Premièrement, les investisseurs peuvent descendre dans l'échelle des notations et ajouter de manière sélective des obligations de qualité inférieure et quelques obligations HY à court terme. Deuxièmement, les investisseurs peuvent descendre plus bas dans la structure du capital et investir dans des obligations subordonnées d'entités financières et non financières. Enfin, les investisseurs peuvent élargir leurs horizons et rechercher les meilleures idées à l'échelle mondiale, y compris sur les marchés asiatiques et émergents. Cette approche peut potentiellement créer un portefeuille plus diversifié, plus productif et plus stable que les indices passifs.

Dernières considérations...

Il est probable que les marchés resteront volatils dans un avenir proche. Les gouvernements du monde entier se recalibrent en réponse aux politiques commerciales et de défense de Trump 2.0. Dans le même temps, nous nous attendons à ce que les politiques des banques centrales divergent à mesure que les décideurs s'attaquent à leurs propres défis en matière de croissance et d'inflation.

Dans le contexte actuel, nous pensons que les investisseurs devraient envisager une allocation au crédit à court terme. Les gérants d'actifs ayant une vision globale peuvent continuer à trouver des actifs offrant un rendement pérenne (par rapport aux liquidités), avec seulement une augmentation modérée du risque.

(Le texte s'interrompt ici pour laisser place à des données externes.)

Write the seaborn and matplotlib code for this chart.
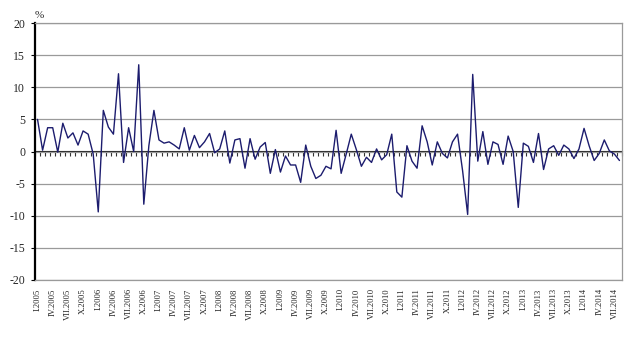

Une proposition idéale dans un monde turbulent.

Chart 2: Short-dated breakeven rates

Les titres de crédit à court terme affichent également un taux d'équilibre plus élevé que l'indice toutes échéances confondues (voir graphique). Le taux d'équilibre indique jusqu'où les rendements peuvent augmenter avant que la perte de prix de l'indice n'efface le rendement annuel. Grâce à la combinaison de niveaux de rendement attrayants et d'une faible duration, le crédit à court terme peut supporter des hausses de rendement plus importantes avant que les bénéfices ne soient annulés. Cela permet d'amortir la volatilité des taux d'intérêt, de réduire le risque d'imprévisibilité des prix et d'améliorer la liquidité.